Again he fired and this time kept firing. He saw strikes on the rear starboard quarter, about where the fuel should be. A single shot went slightly wide, smacking into the base of the rotors.

Then he could only watch as it continued to gain height and move across in front of him. Without warning the helicopter yawed violently, practically going into a roll. The rotors were breaking from the hub, filling the sky with whirling blades of metal.

It fell like a stone, the tail boom distorting and almost breaking away before the chopper hit the meadow. The fuselage burst in a shower of torn panels, telescoping to half its length.

A truck bumped out of the farm toward the crash site. Before it was halfway there, smoke began to filter from the crushed cockpit. An instant later fire raged across the wreckage, starting secondary blazes among the surrounding swaths of wild barley.
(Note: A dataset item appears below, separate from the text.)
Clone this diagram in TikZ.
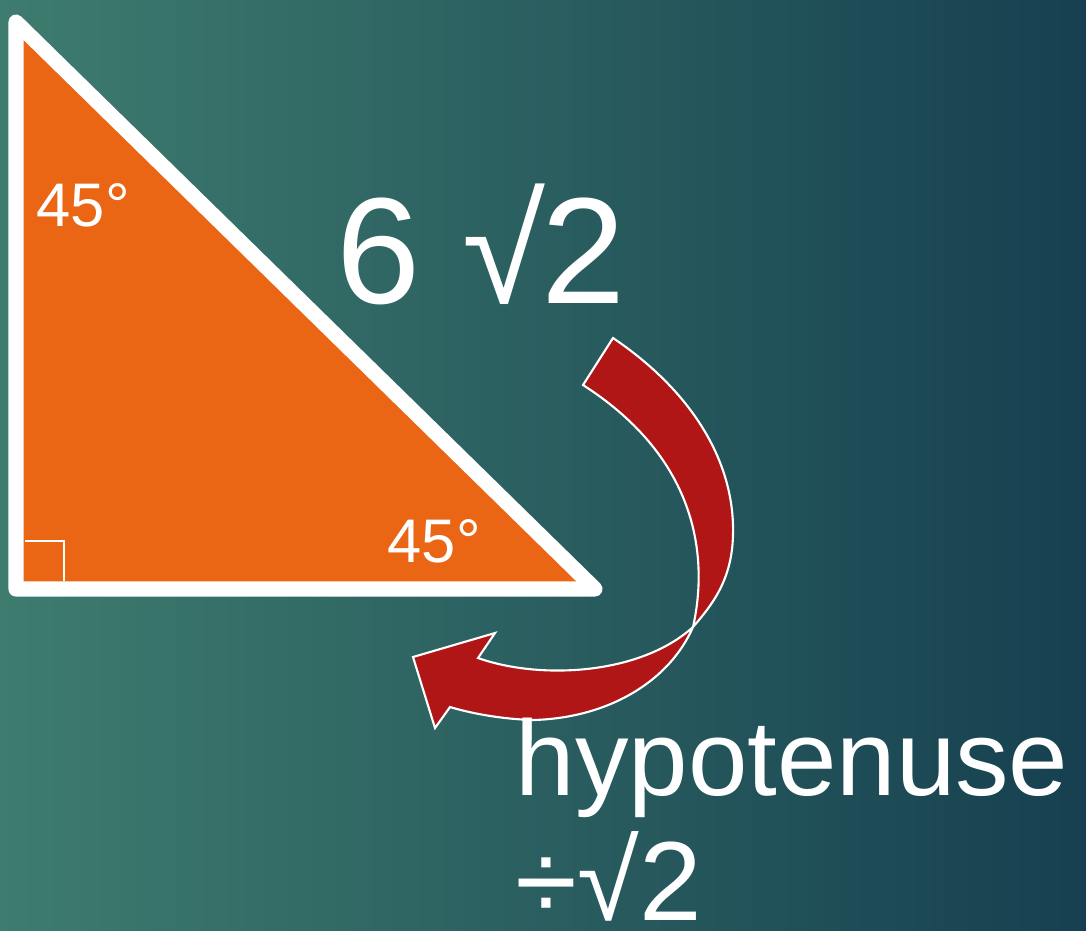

Habit, almost amounting to instinct, caused Clarence to replace the magazine and methodically pump carefully aimed shots at the vehicle and its passengers. The truck stalled. Leaving two men dead in the cab, those riding on the open back jumped off and dove underneath for cover.

At that range, fifteen hundred meters, the sniper knew his bullets could pass clean through the truck’s chassis and still find them. Or he could flush them into the open by igniting the gas tank. But he didn’t.
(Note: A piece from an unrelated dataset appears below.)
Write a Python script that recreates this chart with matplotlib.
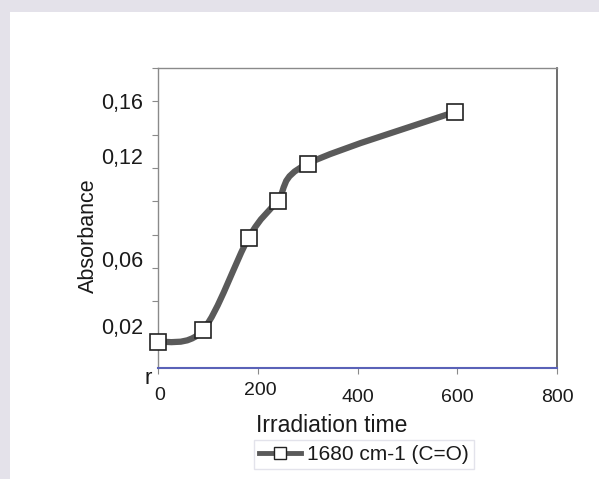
import numpy as np
import matplotlib
matplotlib.use("Agg")
import matplotlib.pyplot as plt
from matplotlib.path import Path
from matplotlib.patches import PathPatch, Rectangle
from matplotlib.lines import Line2D
import matplotlib.transforms as mtransforms

plt.rcParams['font.family'] = ['Liberation Sans', 'DejaVu Sans']

# data
irradiation_time = [0, 90, 182, 240, 300, 596]
absorbance = [0.0155, 0.0227, 0.0783, 0.1005, 0.1226, 0.1537]
series_label = "1680 cm-1 (C=O)"

x_ticks = [0, 200, 400, 600, 800]
y_ticks = [0.02, 0.04, 0.06, 0.08, 0.10, 0.12, 0.14, 0.16, 0.18]
y_tick_labels = ["0,02", "", "0,06", "", "", "0,12", "", "0,16", ""]

line_color = '#5a5a5a'
text_color = '#1a1a1a'

fig = plt.figure(figsize=(5.99, 4.79), dpi=100)
# scan border: grey band on top and left
fig.patches.append(Rectangle((0, 0), 1, 1, transform=fig.transFigure,
                             facecolor='#e4e2ea', edgecolor='none', zorder=-10))
fig.patches.append(Rectangle((10 / 599, 0), 1, 1 - 12 / 479, transform=fig.transFigure,
                             facecolor='white', edgecolor='none', zorder=-9))

ax = fig.add_axes([158 / 599, 1 - 368 / 479, 399 / 599, 300 / 479])
ax.set_xlim(0, 800)
ax.set_ylim(0, 0.18)


def smooth_path(xs, ys, tension=1.0):
    # Catmull-Rom style cubic bezier through the data points (like Excel's smoothed line)
    pts = np.column_stack([xs, ys]).astype(float)
    n = len(pts)
    verts = [pts[0]]
    codes = [Path.MOVETO]
    for i in range(n - 1):
        p0 = pts[i - 1] if i > 0 else pts[i]
        p1 = pts[i]
        p2 = pts[i + 1]
        p3 = pts[i + 2] if i + 2 < n else pts[i + 1]
        c1 = p1 + (p2 - p0) / 6 * tension
        c2 = p2 - (p3 - p1) / 6 * tension
        verts += [c1, c2, p2]
        codes += [Path.CURVE4] * 3
    return Path(verts, codes)


ax.add_patch(PathPatch(smooth_path(irradiation_time, absorbance), facecolor='none',
                       edgecolor=line_color, lw=4.5, capstyle='round', zorder=2))
ax.plot(irradiation_time, absorbance, linestyle='none', marker='s', markersize=11.5,
        markerfacecolor='white', markeredgecolor='#222222', markeredgewidth=1.2,
        zorder=3, clip_on=False)

# frame
for side in ['left', 'top']:
    ax.spines[side].set_color('#8a8a8a')
    ax.spines[side].set_linewidth(1.0)
ax.spines['right'].set_color('#555555')
ax.spines['right'].set_linewidth(1.2)
ax.spines['bottom'].set_color('#5a62b8')
ax.spines['bottom'].set_linewidth(1.5)

ax.set_xticks(x_ticks)
ax.set_yticks(y_ticks)
ax.set_yticklabels(y_tick_labels)
ax.tick_params(axis='both', direction='out', length=4, width=0.8, color='#8a8a8a',
               labelcolor=text_color)
ax.tick_params(axis='x', pad=11, labelsize=14)
ax.tick_params(axis='y', pad=6.5, labelsize=15.5)

# the scanned labels sit a little off their ticks
y_shift = {"0,02": 9, "0,06": 9, "0,12": 12, "0,16": 0}
for lab in ax.get_yticklabels():
    dy = y_shift.get(lab.get_text(), 0)
    lab.set_transform(lab.get_transform() +
                      mtransforms.ScaledTranslation(0, dy / 100, fig.dpi_scale_trans))
x_shift = {"0": (2, 2), "200": (3, 7)}
for lab in ax.get_xticklabels():
    dx, dy = x_shift.get(lab.get_text(), (0, 0))
    lab.set_transform(lab.get_transform() +
                      mtransforms.ScaledTranslation(dx / 100, dy / 100, fig.dpi_scale_trans))

ax.set_ylabel("Absorbance", fontsize=15.5, color=text_color)
ax.yaxis.set_label_coords(-0.148, 0.44)
ax.set_xlabel("Irradiation time", fontsize=16.5, color=text_color)
ax.xaxis.set_label_coords(0.436, -0.155)

# stray scanned glyph below the y axis
fig.text(148 / 599, 1 - 378 / 479, "r", fontsize=16, color=text_color,
         ha='center', va='center')

handle = Line2D([], [], color=line_color, lw=3.5, marker='s', markersize=8,
                markerfacecolor='white', markeredgecolor='#222222', markeredgewidth=1.0)
leg = ax.legend([handle], [series_label], loc='upper left',
                bbox_to_anchor=(254 / 599, 1 - 440 / 479), bbox_transform=fig.transFigure,
                fontsize=15, frameon=True, fancybox=False, handlelength=2.0,
                handletextpad=0.3, borderpad=0.25, borderaxespad=0)
leg.get_frame().set_edgecolor('#dcdce6')
leg.get_frame().set_linewidth(1.0)
for t in leg.get_texts():
    t.set_color(text_color)

fig.savefig("out.png", dpi=100)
He had, quite simply, had enough of killing. Pushing the rifle to one side, he stretched out and turned over on his back. It was good to at last take the pressure off his elbows, and to straighten the crick in his back, neck and shoulders. Almost as an afterthought, he removed his earplugs.

By now the sun would almost have set behind the hills. Very little light was finding its way in. He lay there, in the semi-darkness, trying to come to a decision he knew he could no longer put off.

TWENTY SEVEN

“Anybody care to explain what’s happening here?” Revell left it to Sampson and some of the pioneers to carefully remove the casualties from the top of the APCs. The unloading of the stunned and bewildered refugees from the trucks he delegated to Sergeant Hyde.

Close to the children’s graveyard was parked an immaculate M-34, two-and-a-half-ton truck. Revell didn’t have to look at its insignia to know to what outfit it belonged. Standing in front of it were twenty MPs. In front of them, a pile of new pick handles.